-- start --
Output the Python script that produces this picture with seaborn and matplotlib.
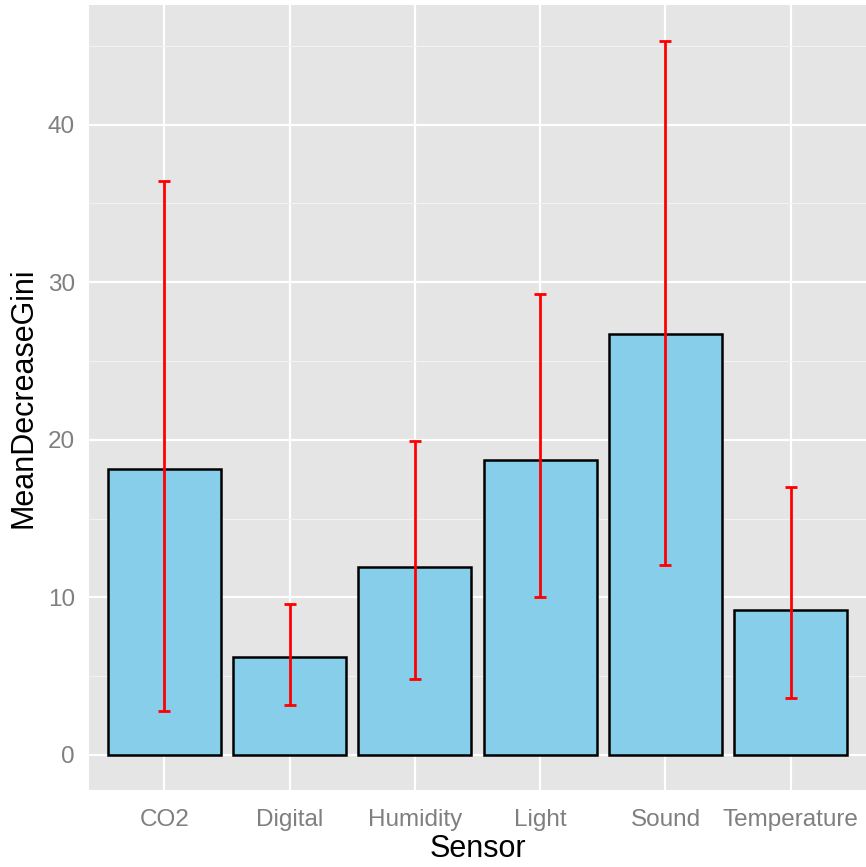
"""Mean decrease in Gini by sensor, ggplot-style bar chart with error bars."""

import matplotlib.pyplot as plt
import pandas as pd
import seaborn as sns
from matplotlib.ticker import MultipleLocator

# Data
sensors = ["CO2", "Digital", "Humidity", "Light", "Sound", "Temperature"]
mean_gini = [18.15, 6.22, 11.94, 18.73, 26.73, 9.21]
err_low = [2.8, 3.17, 4.83, 10.03, 12.06, 3.6]
err_high = [36.4, 9.59, 19.94, 29.27, 45.33, 17.02]

df = pd.DataFrame(
    {"Sensor": sensors, "MeanDecreaseGini": mean_gini, "lo": err_low, "hi": err_high}
)

sns.set_theme(style="darkgrid")
plt.rcParams["font.family"] = ["Liberation Sans", "DejaVu Sans"]

fig = plt.figure(figsize=(8.66, 8.67), dpi=100)
ax = fig.add_axes([89 / 866, 77 / 867, 777 / 866, 785 / 867])
ax.set_facecolor("#E5E5E5")

sns.barplot(
    data=df,
    x="Sensor",
    y="MeanDecreaseGini",
    color="#87CEEB",
    saturation=1,
    width=0.9,
    edgecolor="black",
    linewidth=1.8,
    errorbar=None,
    ax=ax,
    zorder=3,
)

# Error bars from the low/high columns
ax.errorbar(
    x=range(len(df)),
    y=df["MeanDecreaseGini"],
    yerr=[df["MeanDecreaseGini"] - df["lo"], df["hi"] - df["MeanDecreaseGini"]],
    fmt="none",
    ecolor="red",
    elinewidth=2,
    capsize=4.3,
    capthick=2,
    zorder=4,
)

ax.set_xlim(-0.6, 5.6)
ax.set_ylim(-2.23, 47.6)
ax.yaxis.set_major_locator(MultipleLocator(10))
ax.yaxis.set_minor_locator(MultipleLocator(5))
ax.grid(which="major", color="white", linewidth=1.6, zorder=0)
ax.grid(which="minor", axis="y", color="#F2F2F2", linewidth=0.8, zorder=0)
ax.set_axisbelow(True)
for s in ax.spines.values():
    s.set_visible(False)

ax.tick_params(
    axis="both", which="major", length=5, width=1.5, color="#7F7F7F",
    labelcolor="#7F7F7F", labelsize=17.5, pad=5,
)
ax.tick_params(axis="x", which="major", pad=9)
ax.tick_params(axis="y", which="minor", length=0)
ax.set_xlabel("Sensor", fontsize=22, labelpad=2, color="black")
ax.set_ylabel("MeanDecreaseGini", fontsize=22, labelpad=7, color="black")

fig.savefig("out.png", dpi=100)
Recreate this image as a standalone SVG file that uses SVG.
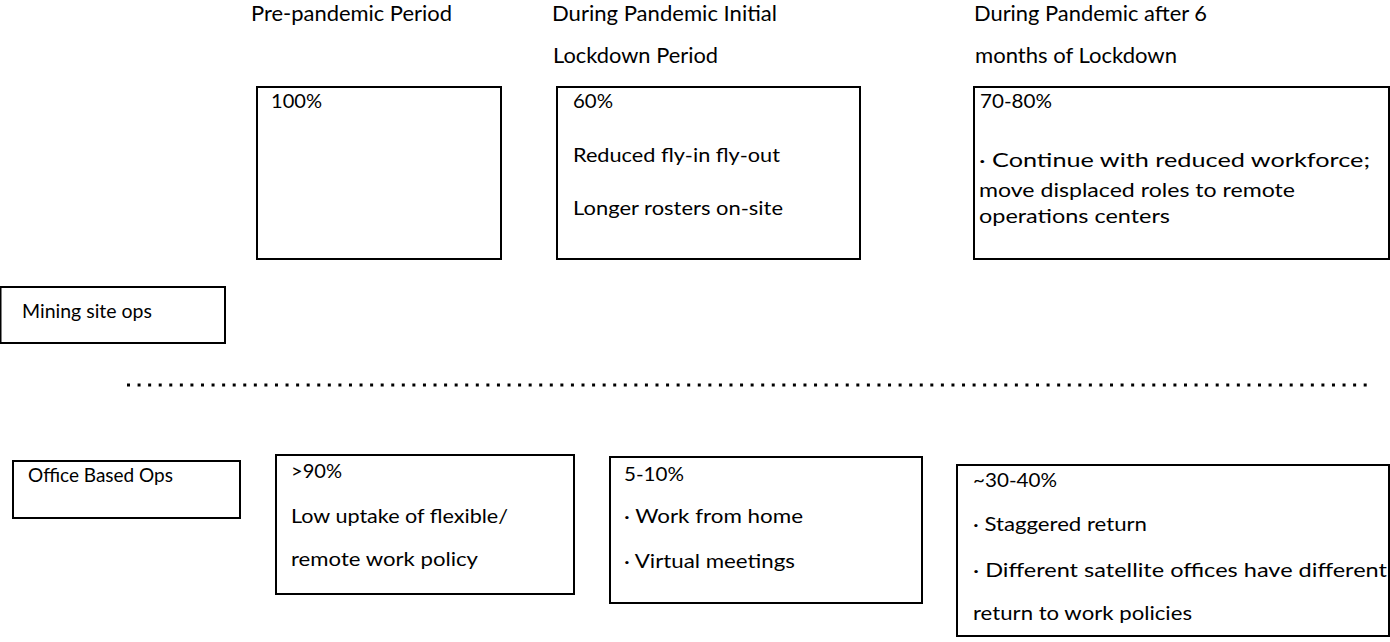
<svg xmlns="http://www.w3.org/2000/svg" width="1390" height="642" viewBox="0 0 1390 642">
<style>
  .bg { fill: #ffffff; }
  .box { fill: #ffffff; stroke: #000000; stroke-width: 2; }
  .h { font-family: Lato, "Open Sans", "Liberation Sans", sans-serif; font-size: 22px; fill: #000000; }
  .t { font-family: Lato, "Open Sans", "Liberation Sans", sans-serif; font-size: 20px; fill: #000000; }
  .dots { stroke: #000000; stroke-width: 3; stroke-dasharray: 3 7.57; fill: none; }
</style>
<rect class="bg" x="0" y="0" width="1390" height="642"/>

<g id="headers">
  <text class="h" x="251" y="21" textLength="201" lengthAdjust="spacingAndGlyphs">Pre-pandemic Period</text>
  <text class="h" x="552" y="21" textLength="225" lengthAdjust="spacingAndGlyphs">During Pandemic Initial</text>
  <text class="h" x="553" y="63" textLength="165" lengthAdjust="spacingAndGlyphs">Lockdown Period</text>
  <text class="h" x="974" y="21" textLength="233" lengthAdjust="spacingAndGlyphs">During Pandemic after 6</text>
  <text class="h" x="975" y="63" textLength="202" lengthAdjust="spacingAndGlyphs">months of Lockdown</text>
</g>

<g id="mining-pre">
  <rect class="box" x="257" y="87" width="244" height="172"/>
  <text class="t" x="271" y="108" textLength="51" lengthAdjust="spacingAndGlyphs">100%</text>
</g>

<g id="mining-initial">
  <rect class="box" x="557" y="87" width="303" height="172"/>
  <text class="t" x="573" y="108" textLength="40" lengthAdjust="spacingAndGlyphs">60%</text>
  <text class="t" x="573" y="162" textLength="207" lengthAdjust="spacingAndGlyphs">Reduced fly-in fly-out</text>
  <text class="t" x="573" y="215" textLength="210" lengthAdjust="spacingAndGlyphs">Longer rosters on-site</text>
</g>

<g id="mining-6months">
  <rect class="box" x="974" y="87" width="415" height="172"/>
  <text class="t" x="980" y="108" textLength="72" lengthAdjust="spacingAndGlyphs">70-80%</text>
  <text class="t" x="979" y="167" textLength="391" lengthAdjust="spacingAndGlyphs">· Continue with reduced workforce;</text>
  <text class="t" x="979" y="197" textLength="316" lengthAdjust="spacingAndGlyphs">move displaced roles to remote</text>
  <text class="t" x="979" y="223" textLength="191" lengthAdjust="spacingAndGlyphs">operations centers</text>
</g>

<g id="mining-site-ops">
  <rect class="box" x="0.5" y="287" width="224.5" height="56"/>
  <text class="t" x="22" y="318" textLength="130" lengthAdjust="spacingAndGlyphs">Mining site ops</text>
</g>

<g id="divider">
  <line class="dots" x1="127" y1="385" x2="1368" y2="385"/>
</g>

<g id="office-based-ops">
  <rect class="box" x="13" y="461" width="227" height="57"/>
  <text class="t" x="28" y="482" textLength="145" lengthAdjust="spacingAndGlyphs">Office Based Ops</text>
</g>

<g id="office-pre">
  <rect class="box" x="276" y="455" width="298" height="139"/>
  <text class="t" x="291" y="478" textLength="51" lengthAdjust="spacingAndGlyphs">&gt;90%</text>
  <text class="t" x="291" y="523" textLength="217" lengthAdjust="spacingAndGlyphs">Low uptake of flexible/</text>
  <text class="t" x="291" y="566" textLength="187" lengthAdjust="spacingAndGlyphs">remote work policy</text>
</g>

<g id="office-initial">
  <rect class="box" x="610" y="457" width="312" height="146"/>
  <text class="t" x="624" y="481" textLength="60" lengthAdjust="spacingAndGlyphs">5-10%</text>
  <text class="t" x="624" y="523" textLength="179" lengthAdjust="spacingAndGlyphs">· Work from home</text>
  <text class="t" x="624" y="568" textLength="171" lengthAdjust="spacingAndGlyphs">· Virtual meetings</text>
</g>

<g id="office-6months">
  <rect class="box" x="957" y="465" width="432" height="171"/>
  <text class="t" x="973" y="487" textLength="84" lengthAdjust="spacingAndGlyphs">~30-40%</text>
  <text class="t" x="973" y="531" textLength="174" lengthAdjust="spacingAndGlyphs">· Staggered return</text>
  <text class="t" x="973" y="577" textLength="414" lengthAdjust="spacingAndGlyphs">· Different satellite offices have different</text>
  <text class="t" x="973" y="620" textLength="219" lengthAdjust="spacingAndGlyphs">return to work policies</text>
</g>
</svg>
-- end --
**Stated problem:**
Pictures in the records above are not copied; print everything else exactly.

**Complete output:**
Output the Python script that produces this picture with seaborn and matplotlib.
"""Mean decrease in Gini by sensor, ggplot-style bar chart with error bars."""

import matplotlib.pyplot as plt
import pandas as pd
import seaborn as sns
from matplotlib.ticker import MultipleLocator

# Data
sensors = ["CO2", "Digital", "Humidity", "Light", "Sound", "Temperature"]
mean_gini = [18.15, 6.22, 11.94, 18.73, 26.73, 9.21]
err_low = [2.8, 3.17, 4.83, 10.03, 12.06, 3.6]
err_high = [36.4, 9.59, 19.94, 29.27, 45.33, 17.02]

df = pd.DataFrame(
    {"Sensor": sensors, "MeanDecreaseGini": mean_gini, "lo": err_low, "hi": err_high}
)

sns.set_theme(style="darkgrid")
plt.rcParams["font.family"] = ["Liberation Sans", "DejaVu Sans"]

fig = plt.figure(figsize=(8.66, 8.67), dpi=100)
ax = fig.add_axes([89 / 866, 77 / 867, 777 / 866, 785 / 867])
ax.set_facecolor("#E5E5E5")

sns.barplot(
    data=df,
    x="Sensor",
    y="MeanDecreaseGini",
    color="#87CEEB",
    saturation=1,
    width=0.9,
    edgecolor="black",
    linewidth=1.8,
    errorbar=None,
    ax=ax,
    zorder=3,
)

# Error bars from the low/high columns
ax.errorbar(
    x=range(len(df)),
    y=df["MeanDecreaseGini"],
    yerr=[df["MeanDecreaseGini"] - df["lo"], df["hi"] - df["MeanDecreaseGini"]],
    fmt="none",
    ecolor="red",
    elinewidth=2,
    capsize=4.3,
    capthick=2,
    zorder=4,
)

ax.set_xlim(-0.6, 5.6)
ax.set_ylim(-2.23, 47.6)
ax.yaxis.set_major_locator(MultipleLocator(10))
ax.yaxis.set_minor_locator(MultipleLocator(5))
ax.grid(which="major", color="white", linewidth=1.6, zorder=0)
ax.grid(which="minor", axis="y", color="#F2F2F2", linewidth=0.8, zorder=0)
ax.set_axisbelow(True)
for s in ax.spines.values():
    s.set_visible(False)

ax.tick_params(
    axis="both", which="major", length=5, width=1.5, color="#7F7F7F",
    labelcolor="#7F7F7F", labelsize=17.5, pad=5,
)
ax.tick_params(axis="x", which="major", pad=9)
ax.tick_params(axis="y", which="minor", length=0)
ax.set_xlabel("Sensor", fontsize=22, labelpad=2, color="black")
ax.set_ylabel("MeanDecreaseGini", fontsize=22, labelpad=7, color="black")

fig.savefig("out.png", dpi=100)
Recreate this image as a standalone SVG file that uses SVG.
<svg xmlns="http://www.w3.org/2000/svg" width="1390" height="642" viewBox="0 0 1390 642">
<style>
  .bg { fill: #ffffff; }
  .box { fill: #ffffff; stroke: #000000; stroke-width: 2; }
  .h { font-family: Lato, "Open Sans", "Liberation Sans", sans-serif; font-size: 22px; fill: #000000; }
  .t { font-family: Lato, "Open Sans", "Liberation Sans", sans-serif; font-size: 20px; fill: #000000; }
  .dots { stroke: #000000; stroke-width: 3; stroke-dasharray: 3 7.57; fill: none; }
</style>
<rect class="bg" x="0" y="0" width="1390" height="642"/>

<g id="headers">
  <text class="h" x="251" y="21" textLength="201" lengthAdjust="spacingAndGlyphs">Pre-pandemic Period</text>
  <text class="h" x="552" y="21" textLength="225" lengthAdjust="spacingAndGlyphs">During Pandemic Initial</text>
  <text class="h" x="553" y="63" textLength="165" lengthAdjust="spacingAndGlyphs">Lockdown Period</text>
  <text class="h" x="974" y="21" textLength="233" lengthAdjust="spacingAndGlyphs">During Pandemic after 6</text>
  <text class="h" x="975" y="63" textLength="202" lengthAdjust="spacingAndGlyphs">months of Lockdown</text>
</g>

<g id="mining-pre">
  <rect class="box" x="257" y="87" width="244" height="172"/>
  <text class="t" x="271" y="108" textLength="51" lengthAdjust="spacingAndGlyphs">100%</text>
</g>

<g id="mining-initial">
  <rect class="box" x="557" y="87" width="303" height="172"/>
  <text class="t" x="573" y="108" textLength="40" lengthAdjust="spacingAndGlyphs">60%</text>
  <text class="t" x="573" y="162" textLength="207" lengthAdjust="spacingAndGlyphs">Reduced fly-in fly-out</text>
  <text class="t" x="573" y="215" textLength="210" lengthAdjust="spacingAndGlyphs">Longer rosters on-site</text>
</g>

<g id="mining-6months">
  <rect class="box" x="974" y="87" width="415" height="172"/>
  <text class="t" x="980" y="108" textLength="72" lengthAdjust="spacingAndGlyphs">70-80%</text>
  <text class="t" x="979" y="167" textLength="391" lengthAdjust="spacingAndGlyphs">· Continue with reduced workforce;</text>
  <text class="t" x="979" y="197" textLength="316" lengthAdjust="spacingAndGlyphs">move displaced roles to remote</text>
  <text class="t" x="979" y="223" textLength="191" lengthAdjust="spacingAndGlyphs">operations centers</text>
</g>

<g id="mining-site-ops">
  <rect class="box" x="0.5" y="287" width="224.5" height="56"/>
  <text class="t" x="22" y="318" textLength="130" lengthAdjust="spacingAndGlyphs">Mining site ops</text>
</g>

<g id="divider">
  <line class="dots" x1="127" y1="385" x2="1368" y2="385"/>
</g>

<g id="office-based-ops">
  <rect class="box" x="13" y="461" width="227" height="57"/>
  <text class="t" x="28" y="482" textLength="145" lengthAdjust="spacingAndGlyphs">Office Based Ops</text>
</g>

<g id="office-pre">
  <rect class="box" x="276" y="455" width="298" height="139"/>
  <text class="t" x="291" y="478" textLength="51" lengthAdjust="spacingAndGlyphs">&gt;90%</text>
  <text class="t" x="291" y="523" textLength="217" lengthAdjust="spacingAndGlyphs">Low uptake of flexible/</text>
  <text class="t" x="291" y="566" textLength="187" lengthAdjust="spacingAndGlyphs">remote work policy</text>
</g>

<g id="office-initial">
  <rect class="box" x="610" y="457" width="312" height="146"/>
  <text class="t" x="624" y="481" textLength="60" lengthAdjust="spacingAndGlyphs">5-10%</text>
  <text class="t" x="624" y="523" textLength="179" lengthAdjust="spacingAndGlyphs">· Work from home</text>
  <text class="t" x="624" y="568" textLength="171" lengthAdjust="spacingAndGlyphs">· Virtual meetings</text>
</g>

<g id="office-6months">
  <rect class="box" x="957" y="465" width="432" height="171"/>
  <text class="t" x="973" y="487" textLength="84" lengthAdjust="spacingAndGlyphs">~30-40%</text>
  <text class="t" x="973" y="531" textLength="174" lengthAdjust="spacingAndGlyphs">· Staggered return</text>
  <text class="t" x="973" y="577" textLength="414" lengthAdjust="spacingAndGlyphs">· Different satellite offices have different</text>
  <text class="t" x="973" y="620" textLength="219" lengthAdjust="spacingAndGlyphs">return to work policies</text>
</g>
</svg>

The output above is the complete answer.